═════ Stored data ═════

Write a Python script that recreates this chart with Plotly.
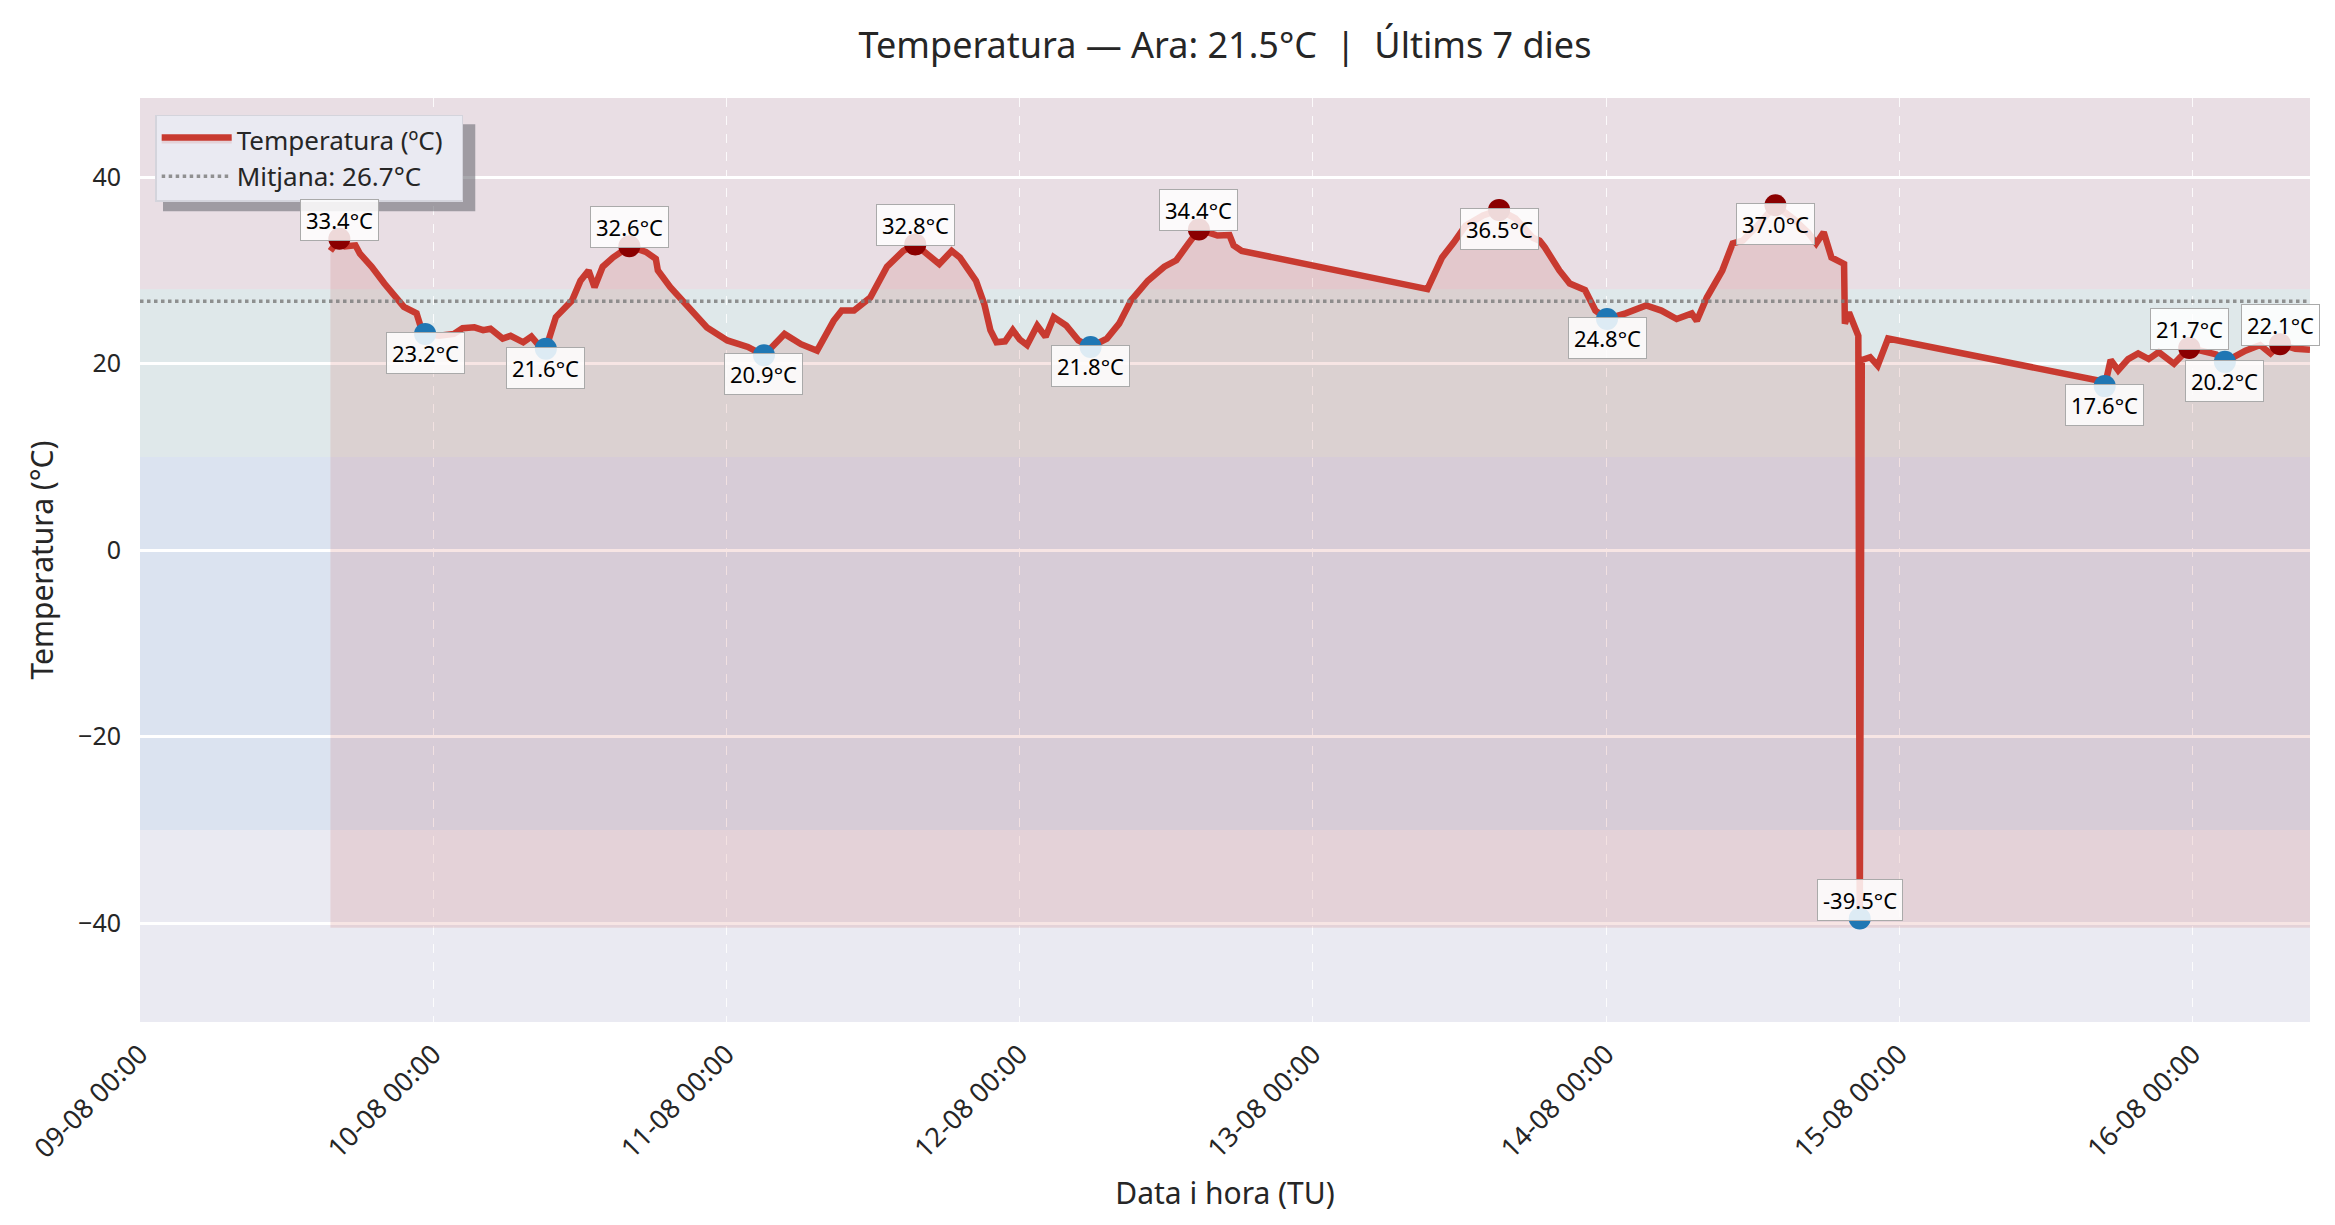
import plotly.graph_objects as go

# temperatura registrada (TU), llegida del gràfic
times = [
    "2025-08-09 15:35", "2025-08-09 16:19", "2025-08-09 16:48", "2025-08-09 17:38",
    "2025-08-09 18:00", "2025-08-09 18:58", "2025-08-09 20:00", "2025-08-09 21:00",
    "2025-08-09 21:36", "2025-08-09 22:38", "2025-08-09 22:55", "2025-08-09 23:20",
    "2025-08-10 00:29", "2025-08-10 01:41", "2025-08-10 02:24", "2025-08-10 03:22",
    "2025-08-10 04:05", "2025-08-10 04:41", "2025-08-10 05:41", "2025-08-10 06:20",
    "2025-08-10 07:22", "2025-08-10 08:02", "2025-08-10 08:38", "2025-08-10 09:13",
    "2025-08-10 10:02", "2025-08-10 11:22", "2025-08-10 12:03", "2025-08-10 12:43",
    "2025-08-10 13:12", "2025-08-10 13:52", "2025-08-10 14:43", "2025-08-10 16:03",
    "2025-08-10 17:24", "2025-08-10 18:13", "2025-08-10 18:23", "2025-08-10 19:24",
    "2025-08-10 20:44", "2025-08-10 22:24", "2025-08-11 00:04", "2025-08-11 01:45",
    "2025-08-11 03:04", "2025-08-11 04:45", "2025-08-11 06:06", "2025-08-11 07:25",
    "2025-08-11 08:46", "2025-08-11 09:26", "2025-08-11 10:26", "2025-08-11 11:46",
    "2025-08-11 13:08", "2025-08-11 14:28", "2025-08-11 15:27", "2025-08-11 16:19",
    "2025-08-11 17:25", "2025-08-11 18:26", "2025-08-11 19:06", "2025-08-11 20:25",
    "2025-08-11 21:06", "2025-08-11 21:36", "2025-08-11 22:06", "2025-08-11 22:48",
    "2025-08-11 23:26", "2025-08-12 00:00", "2025-08-12 00:36", "2025-08-12 01:26",
    "2025-08-12 02:07", "2025-08-12 02:47", "2025-08-12 03:48", "2025-08-12 04:48",
    "2025-08-12 05:48", "2025-08-12 07:08", "2025-08-12 08:08", "2025-08-12 09:07",
    "2025-08-12 10:29", "2025-08-12 11:50", "2025-08-12 12:49", "2025-08-12 13:49",
    "2025-08-12 14:40", "2025-08-12 16:11", "2025-08-12 17:10", "2025-08-12 17:30",
    "2025-08-12 18:10", "2025-08-13 09:22", "2025-08-13 10:34", "2025-08-13 11:31",
    "2025-08-13 12:29", "2025-08-13 13:55", "2025-08-13 15:14", "2025-08-13 16:34",
    "2025-08-13 18:00", "2025-08-13 18:33", "2025-08-13 18:58", "2025-08-13 20:10",
    "2025-08-13 21:01", "2025-08-13 22:16", "2025-08-13 23:07", "2025-08-14 00:04",
    "2025-08-14 01:35", "2025-08-14 03:16", "2025-08-14 04:31", "2025-08-14 05:46",
    "2025-08-14 07:00", "2025-08-14 07:25", "2025-08-14 08:14", "2025-08-14 09:30",
    "2025-08-14 10:21", "2025-08-14 11:10", "2025-08-14 12:14", "2025-08-14 13:51",
    "2025-08-14 15:22", "2025-08-14 16:34", "2025-08-14 17:11", "2025-08-14 17:48",
    "2025-08-14 18:26", "2025-08-14 19:28", "2025-08-14 19:32", "2025-08-14 19:52",
    "2025-08-14 20:17", "2025-08-14 20:38", "2025-08-14 20:45", "2025-08-14 20:55",
    "2025-08-14 21:36", "2025-08-14 22:13", "2025-08-14 23:04", "2025-08-15 16:18",
    "2025-08-15 16:48", "2025-08-15 17:17", "2025-08-15 17:54", "2025-08-15 18:43",
    "2025-08-15 19:32", "2025-08-15 20:24", "2025-08-15 21:13", "2025-08-15 22:28",
    "2025-08-15 23:43", "2025-08-16 00:58", "2025-08-16 01:55", "2025-08-16 02:38",
    "2025-08-16 04:19", "2025-08-16 05:31", "2025-08-16 06:22", "2025-08-16 07:09",
    "2025-08-16 08:24", "2025-08-16 09:36",
]
temps = [
    32.1, 33.4, 32.6, 32.7, 31.8, 30.4, 28.6, 27.0,
    26.1, 25.4, 24.2, 23.2,
    23.0, 23.2, 23.8, 23.9, 23.6, 23.75, 22.7, 23.0,
    22.3, 22.9, 22.0, 21.6,
    25.0, 26.8, 28.9, 30.0, 28.2, 30.4, 31.4, 32.6,
    32.0, 31.25, 30.0, 28.2, 26.4, 23.9, 22.5, 21.8,
    20.9, 23.2, 22.1, 21.4, 24.6, 25.7, 25.7, 27.1,
    30.4, 32.1, 32.8, 31.8, 30.7, 32.1, 31.4, 28.9,
    26.4, 23.6, 22.3, 22.4, 23.6, 22.6, 22.0, 24.1,
    22.9, 25.0, 24.1, 22.5, 21.8, 22.7, 24.3, 26.8,
    28.9, 30.4, 31.1, 32.9, 34.4, 33.75, 33.8, 32.7,
    32.1, 28.0, 31.4, 33.0, 34.8, 35.9, 36.5, 35.6,
    33.5, 33.2, 32.5, 30.0, 28.6, 27.9, 25.7, 24.8,
    25.4, 26.25, 25.7, 24.8, 25.4, 24.6, 27.1, 30.0,
    32.9, 33.2, 34.6, 37.0, 35.5, 34.0, 32.9, 34.1,
    31.4, 30.7, 24.3, 25.5, 24.3, 23.0, -39.5, 20.4,
    20.7, 19.8, 22.7, 18.2, 17.6, 20.4, 19.3, 20.5,
    21.1, 20.5, 21.25, 20.0, 21.7, 21.25, 21.0, 20.2,
    21.4, 22.0, 21.1, 22.1, 21.6, 21.5,
]

# màxims i mínims destacats
max_times = ["2025-08-09 16:19", "2025-08-10 16:03", "2025-08-11 15:27", "2025-08-12 14:40",
             "2025-08-13 15:14", "2025-08-14 13:51", "2025-08-15 23:43", "2025-08-16 07:09"]
max_vals = [33.4, 32.6, 32.8, 34.4, 36.5, 37.0, 21.7, 22.1]
min_times = ["2025-08-09 23:20", "2025-08-10 09:13", "2025-08-11 03:04", "2025-08-12 05:48",
             "2025-08-14 00:04", "2025-08-14 20:45", "2025-08-15 16:48", "2025-08-16 02:38"]
min_vals = [23.2, 21.6, 20.9, 21.8, 24.8, -39.5, 17.6, 20.2]

mean_t = 26.7
now_t = 21.5
x_start = "2025-08-09 00:00"

# franges de temperatura: (des de, fins a, color)
bands = [(28, 48.5, "rgba(231,76,60,0.07)"),
         (10, 28, "rgba(46,204,113,0.06)"),
         (-30, 10, "rgba(52,152,219,0.08)")]

FONT = "Noto Sans"
TXT = "#262626"
RED = "#c83a30"
PAD = "\u00a0\u00a0"  # marge dret dins la llegenda

fill_base = min(temps) - 1
y_lo, y_hi = -50.6, 48.5

fig = go.Figure()

fig.add_trace(go.Scatter(x=times, y=[fill_base] * len(times), mode="lines",
                         line=dict(width=0), showlegend=False, hoverinfo="skip"))
fig.add_trace(go.Scatter(x=times, y=temps, mode="lines", fill="tonexty",
                         fillcolor="rgba(192,57,43,0.13)",
                         line=dict(color=RED, width=6.5), name="Temperatura (ºC)" + PAD))
fig.add_trace(go.Scatter(x=[x_start, times[-1]], y=[mean_t, mean_t], mode="lines",
                         line=dict(color="rgba(128,128,128,0.85)", width=3.5, dash="dot"),
                         name=f"Mitjana: {mean_t:.1f}°C"))
fig.add_trace(go.Scatter(x=max_times, y=max_vals, mode="markers",
                         marker=dict(color="#8b0000", size=22), showlegend=False))
fig.add_trace(go.Scatter(x=min_times, y=min_vals, mode="markers",
                         marker=dict(color="#1f77b4", size=22), showlegend=False))

for y0, y1, col in bands:
    fig.add_shape(type="rect", xref="paper", x0=0, x1=1, yref="y", y0=y0, y1=y1,
                  fillcolor=col, line_width=0, layer="below")

# ombra de la llegenda
fig.add_shape(type="rect", xref="paper", yref="paper", x0=0.0106, x1=0.1545,
              y0=0.8774, y1=0.9715, fillcolor="rgba(110,110,118,0.6)", line_width=0,
              layer="above")

# etiquetes: màxims a sobre (excepte els més alts), mínims a sota
for t, v in zip(max_times, max_vals):
    shift = -19 if v > 35 else 19
    fig.add_annotation(x=t, y=v, text=f"{v:.1f}°C", showarrow=False, yshift=shift,
                       font=dict(size=22, color="black", family=FONT),
                       bgcolor="rgba(255,255,255,0.85)", bordercolor="#aaaaaa",
                       borderwidth=1, borderpad=5)
for t, v in zip(min_times, min_vals):
    shift = 19 if v < 0 else -19
    fig.add_annotation(x=t, y=v, text=f"{v:.1f}°C", showarrow=False, yshift=shift,
                       font=dict(size=22, color="black", family=FONT),
                       bgcolor="rgba(255,255,255,0.85)", bordercolor="#aaaaaa",
                       borderwidth=1, borderpad=5)

fig.update_layout(
    width=2319, height=1209,
    margin=dict(l=132, r=17, t=90, b=195),
    paper_bgcolor="white", plot_bgcolor="#eaeaf2",
    font=dict(family=FONT, color=TXT),
    title=dict(text=f"Temperatura — Ara: {now_t:.1f}°C  |  Últims 7 dies",
               x=0.5, xref="paper", xanchor="center",
               y=1 - 37 / 1209, yref="container", yanchor="middle",
               font=dict(size=36, color=TXT)),
    legend=dict(x=0.007, y=0.982, xanchor="left", yanchor="top", traceorder="normal",
                bgcolor="rgba(234,234,242,1)", bordercolor="#d4d4dc", borderwidth=1.5,
                font=dict(size=26, color=TXT), itemwidth=70),
    showlegend=True,
)

fig.update_xaxes(type="date", range=[x_start, times[-1]],
                 tick0=x_start, dtick=86400000, tickformat="%d-%m %H:%M",
                 tickangle=-45, tickfont=dict(size=27, color=TXT),
                 showgrid=True, gridcolor="rgba(255,255,255,0.85)", griddash="dash",
                 gridwidth=1.3, zeroline=False, showline=False, ticks="",
                 ticklabelstandoff=10,
                 title=dict(text="Data i hora (TU)", font=dict(size=30, color=TXT), standoff=18))
fig.update_yaxes(range=[y_lo, y_hi], dtick=20, tick0=0,
                 tickfont=dict(size=25, color=TXT),
                 showgrid=True, gridcolor="white", gridwidth=3,
                 zeroline=False, showline=False, ticks="", ticklabelstandoff=18,
                 title=dict(text="Temperatura (°C)", font=dict(size=30, color=TXT), standoff=15))

fig.write_html("out.html")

═════

*Description of the task*: Return only the lines running from the top of the data to the line that holds "import plotly.graph_objects as go". Include both of those lines, but skip the pictures.

*The completed task*:
Write a Python script that recreates this chart with Plotly.
import plotly.graph_objects as go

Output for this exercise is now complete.